**YOUR TASK**
Where a line in the listing below contains the word "with", copy that line.

** Begin DATA TO PROCESS **

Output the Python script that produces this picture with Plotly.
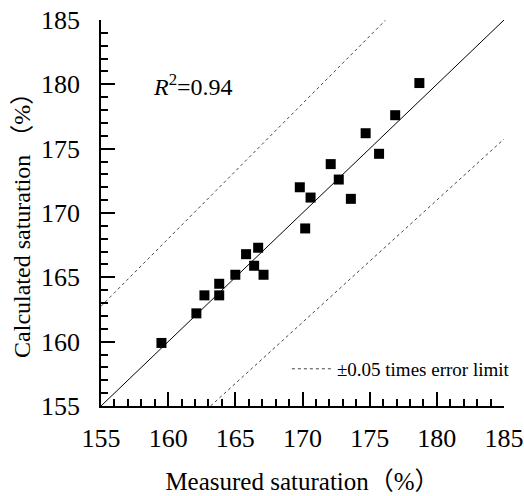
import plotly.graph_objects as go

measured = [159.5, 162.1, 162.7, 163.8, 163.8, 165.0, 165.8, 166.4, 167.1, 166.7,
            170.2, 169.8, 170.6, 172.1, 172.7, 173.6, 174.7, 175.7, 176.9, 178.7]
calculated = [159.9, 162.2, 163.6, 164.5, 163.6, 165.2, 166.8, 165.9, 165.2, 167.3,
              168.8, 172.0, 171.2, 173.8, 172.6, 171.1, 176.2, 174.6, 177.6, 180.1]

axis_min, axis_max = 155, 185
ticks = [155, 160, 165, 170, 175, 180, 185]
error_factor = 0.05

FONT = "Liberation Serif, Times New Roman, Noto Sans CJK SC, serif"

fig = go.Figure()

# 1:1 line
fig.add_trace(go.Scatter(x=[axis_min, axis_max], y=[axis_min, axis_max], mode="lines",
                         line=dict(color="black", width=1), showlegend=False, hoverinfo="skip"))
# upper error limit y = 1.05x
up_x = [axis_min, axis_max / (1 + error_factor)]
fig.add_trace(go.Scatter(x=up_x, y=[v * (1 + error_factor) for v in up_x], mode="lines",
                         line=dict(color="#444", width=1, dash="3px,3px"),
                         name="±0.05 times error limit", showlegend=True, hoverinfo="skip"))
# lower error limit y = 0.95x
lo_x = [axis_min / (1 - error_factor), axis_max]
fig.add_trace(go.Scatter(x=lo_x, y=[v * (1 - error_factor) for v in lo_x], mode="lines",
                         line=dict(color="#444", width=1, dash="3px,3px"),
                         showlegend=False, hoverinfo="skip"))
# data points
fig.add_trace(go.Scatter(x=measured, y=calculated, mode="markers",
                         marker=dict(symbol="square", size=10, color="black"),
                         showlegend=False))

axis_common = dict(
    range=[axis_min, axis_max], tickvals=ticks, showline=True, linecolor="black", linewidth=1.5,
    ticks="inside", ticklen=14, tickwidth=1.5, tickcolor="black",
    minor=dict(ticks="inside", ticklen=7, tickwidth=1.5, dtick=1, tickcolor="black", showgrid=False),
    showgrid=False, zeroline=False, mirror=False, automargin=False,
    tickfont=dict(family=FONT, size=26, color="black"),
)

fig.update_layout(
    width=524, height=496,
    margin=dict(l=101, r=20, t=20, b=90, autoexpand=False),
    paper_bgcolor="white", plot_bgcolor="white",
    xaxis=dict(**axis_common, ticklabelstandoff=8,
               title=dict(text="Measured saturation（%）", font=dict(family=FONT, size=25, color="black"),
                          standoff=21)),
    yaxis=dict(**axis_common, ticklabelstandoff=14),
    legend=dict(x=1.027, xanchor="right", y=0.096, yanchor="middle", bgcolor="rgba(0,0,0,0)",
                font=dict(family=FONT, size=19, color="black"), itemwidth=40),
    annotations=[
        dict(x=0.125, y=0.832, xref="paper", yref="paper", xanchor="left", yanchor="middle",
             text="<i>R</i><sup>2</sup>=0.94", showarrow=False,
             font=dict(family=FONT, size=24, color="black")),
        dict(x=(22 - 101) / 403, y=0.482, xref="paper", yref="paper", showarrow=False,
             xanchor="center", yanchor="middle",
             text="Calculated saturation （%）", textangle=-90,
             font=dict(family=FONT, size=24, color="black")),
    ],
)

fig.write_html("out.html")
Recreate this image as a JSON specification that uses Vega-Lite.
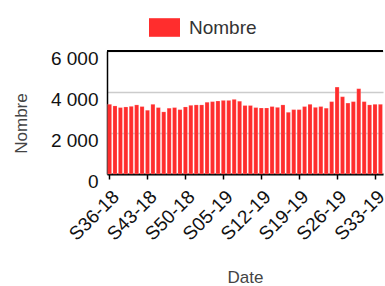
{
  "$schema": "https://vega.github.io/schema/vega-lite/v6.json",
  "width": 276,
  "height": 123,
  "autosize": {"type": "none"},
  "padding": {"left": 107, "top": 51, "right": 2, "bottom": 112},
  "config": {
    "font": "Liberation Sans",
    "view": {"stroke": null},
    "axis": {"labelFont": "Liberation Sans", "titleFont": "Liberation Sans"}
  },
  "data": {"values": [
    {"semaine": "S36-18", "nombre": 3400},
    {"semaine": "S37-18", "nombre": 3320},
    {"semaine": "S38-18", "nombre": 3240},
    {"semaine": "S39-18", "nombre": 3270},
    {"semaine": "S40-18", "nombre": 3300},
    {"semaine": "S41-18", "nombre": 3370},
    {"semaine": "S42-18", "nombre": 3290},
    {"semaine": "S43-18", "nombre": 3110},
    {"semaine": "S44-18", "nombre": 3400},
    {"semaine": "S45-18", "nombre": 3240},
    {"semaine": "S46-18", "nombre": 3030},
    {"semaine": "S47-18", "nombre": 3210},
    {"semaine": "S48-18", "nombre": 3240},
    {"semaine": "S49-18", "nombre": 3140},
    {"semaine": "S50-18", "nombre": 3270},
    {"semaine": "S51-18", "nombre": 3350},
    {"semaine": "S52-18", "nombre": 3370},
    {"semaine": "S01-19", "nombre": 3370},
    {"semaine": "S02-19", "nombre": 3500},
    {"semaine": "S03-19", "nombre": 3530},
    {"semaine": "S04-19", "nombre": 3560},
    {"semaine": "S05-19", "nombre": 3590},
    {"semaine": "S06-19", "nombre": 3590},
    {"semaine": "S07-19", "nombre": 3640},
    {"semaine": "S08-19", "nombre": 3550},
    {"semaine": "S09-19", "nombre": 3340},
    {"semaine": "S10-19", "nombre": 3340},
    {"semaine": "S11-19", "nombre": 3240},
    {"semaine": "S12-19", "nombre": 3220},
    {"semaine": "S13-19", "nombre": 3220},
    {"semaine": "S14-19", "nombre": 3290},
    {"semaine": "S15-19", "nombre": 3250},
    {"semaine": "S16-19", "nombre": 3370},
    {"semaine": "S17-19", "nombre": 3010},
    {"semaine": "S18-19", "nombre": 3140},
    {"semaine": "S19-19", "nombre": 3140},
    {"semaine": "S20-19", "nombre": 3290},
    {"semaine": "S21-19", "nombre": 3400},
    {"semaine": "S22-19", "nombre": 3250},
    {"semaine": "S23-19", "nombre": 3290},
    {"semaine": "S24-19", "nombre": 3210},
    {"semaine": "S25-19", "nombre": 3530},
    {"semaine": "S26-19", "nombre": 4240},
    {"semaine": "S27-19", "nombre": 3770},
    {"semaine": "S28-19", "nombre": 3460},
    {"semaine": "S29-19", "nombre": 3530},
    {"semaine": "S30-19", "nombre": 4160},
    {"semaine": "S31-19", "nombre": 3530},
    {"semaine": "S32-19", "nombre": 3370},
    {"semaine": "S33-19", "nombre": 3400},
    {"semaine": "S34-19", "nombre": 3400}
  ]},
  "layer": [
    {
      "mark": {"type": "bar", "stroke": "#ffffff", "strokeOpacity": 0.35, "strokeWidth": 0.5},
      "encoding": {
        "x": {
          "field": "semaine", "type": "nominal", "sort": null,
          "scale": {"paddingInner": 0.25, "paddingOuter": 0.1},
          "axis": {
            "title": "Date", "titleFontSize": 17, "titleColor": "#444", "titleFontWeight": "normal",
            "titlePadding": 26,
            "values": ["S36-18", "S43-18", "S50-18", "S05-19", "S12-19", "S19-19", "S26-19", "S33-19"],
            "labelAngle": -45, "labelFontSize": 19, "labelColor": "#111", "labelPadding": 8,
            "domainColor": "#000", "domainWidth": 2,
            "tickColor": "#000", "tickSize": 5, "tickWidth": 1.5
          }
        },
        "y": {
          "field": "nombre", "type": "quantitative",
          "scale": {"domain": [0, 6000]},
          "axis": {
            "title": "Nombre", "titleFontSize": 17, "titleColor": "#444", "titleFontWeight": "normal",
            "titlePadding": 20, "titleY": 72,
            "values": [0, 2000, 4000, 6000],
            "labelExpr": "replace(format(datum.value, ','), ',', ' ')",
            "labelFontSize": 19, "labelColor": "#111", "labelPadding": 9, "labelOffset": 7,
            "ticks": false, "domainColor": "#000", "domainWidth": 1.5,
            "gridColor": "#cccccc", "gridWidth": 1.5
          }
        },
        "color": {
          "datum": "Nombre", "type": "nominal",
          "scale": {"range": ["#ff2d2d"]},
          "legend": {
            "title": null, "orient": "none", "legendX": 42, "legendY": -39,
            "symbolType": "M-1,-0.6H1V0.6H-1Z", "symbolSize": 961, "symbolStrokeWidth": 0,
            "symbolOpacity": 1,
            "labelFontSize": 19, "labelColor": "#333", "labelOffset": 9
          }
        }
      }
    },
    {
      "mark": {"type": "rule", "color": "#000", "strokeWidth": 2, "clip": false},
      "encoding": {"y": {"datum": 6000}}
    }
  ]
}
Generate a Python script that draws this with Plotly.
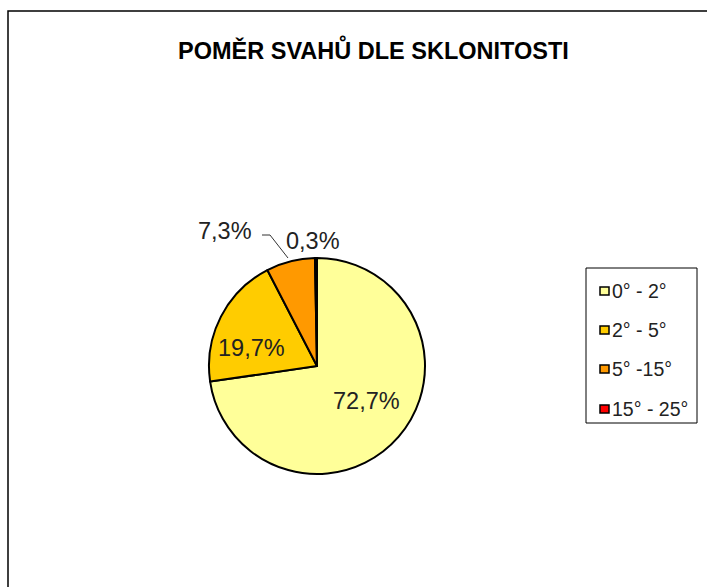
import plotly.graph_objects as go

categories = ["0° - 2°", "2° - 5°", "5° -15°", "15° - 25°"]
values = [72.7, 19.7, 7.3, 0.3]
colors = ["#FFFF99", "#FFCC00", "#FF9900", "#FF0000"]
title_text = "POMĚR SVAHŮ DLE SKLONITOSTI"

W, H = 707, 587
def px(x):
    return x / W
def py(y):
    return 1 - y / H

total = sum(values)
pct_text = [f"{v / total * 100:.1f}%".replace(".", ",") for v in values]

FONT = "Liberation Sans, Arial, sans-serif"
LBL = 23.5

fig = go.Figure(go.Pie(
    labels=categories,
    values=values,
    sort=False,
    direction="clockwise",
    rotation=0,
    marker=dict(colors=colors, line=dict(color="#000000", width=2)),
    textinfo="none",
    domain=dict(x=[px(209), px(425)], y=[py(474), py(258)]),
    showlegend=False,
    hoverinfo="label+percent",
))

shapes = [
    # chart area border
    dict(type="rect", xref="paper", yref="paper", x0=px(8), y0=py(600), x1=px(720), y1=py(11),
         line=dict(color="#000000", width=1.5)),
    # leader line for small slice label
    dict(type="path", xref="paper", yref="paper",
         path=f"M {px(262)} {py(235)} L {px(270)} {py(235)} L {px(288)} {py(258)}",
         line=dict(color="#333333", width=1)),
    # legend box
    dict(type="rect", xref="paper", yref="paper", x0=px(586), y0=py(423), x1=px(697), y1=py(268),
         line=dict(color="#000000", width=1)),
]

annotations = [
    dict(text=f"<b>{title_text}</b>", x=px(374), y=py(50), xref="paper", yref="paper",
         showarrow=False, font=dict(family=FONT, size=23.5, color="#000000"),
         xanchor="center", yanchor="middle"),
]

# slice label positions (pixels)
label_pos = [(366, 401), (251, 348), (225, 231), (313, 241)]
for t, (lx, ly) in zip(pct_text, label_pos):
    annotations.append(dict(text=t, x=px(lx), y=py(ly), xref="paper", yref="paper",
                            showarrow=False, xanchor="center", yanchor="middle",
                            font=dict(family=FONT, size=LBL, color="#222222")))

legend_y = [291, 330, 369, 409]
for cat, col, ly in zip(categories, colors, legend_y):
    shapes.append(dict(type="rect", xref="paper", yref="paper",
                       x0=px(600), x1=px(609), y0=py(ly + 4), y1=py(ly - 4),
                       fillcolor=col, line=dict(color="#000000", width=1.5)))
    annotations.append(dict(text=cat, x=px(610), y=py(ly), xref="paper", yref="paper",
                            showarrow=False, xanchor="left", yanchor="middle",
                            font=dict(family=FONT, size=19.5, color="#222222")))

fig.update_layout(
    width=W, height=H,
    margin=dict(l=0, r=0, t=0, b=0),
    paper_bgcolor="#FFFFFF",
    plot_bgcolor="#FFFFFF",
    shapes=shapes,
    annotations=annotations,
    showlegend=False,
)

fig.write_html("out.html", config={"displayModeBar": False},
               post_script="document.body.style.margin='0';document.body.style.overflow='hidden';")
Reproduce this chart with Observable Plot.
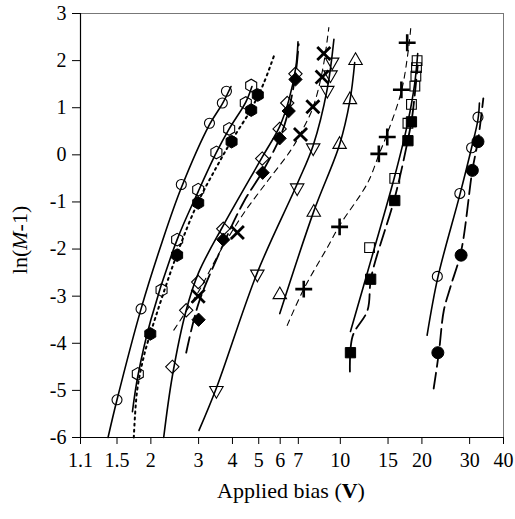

** End DATA TO PROCESS **

**ANSWER TO THIS EXERCISE**
Output the Python script that produces this picture with Plotly.
Generate a Python script that draws this with Plotly.
Reproduce this chart with Observable Plot.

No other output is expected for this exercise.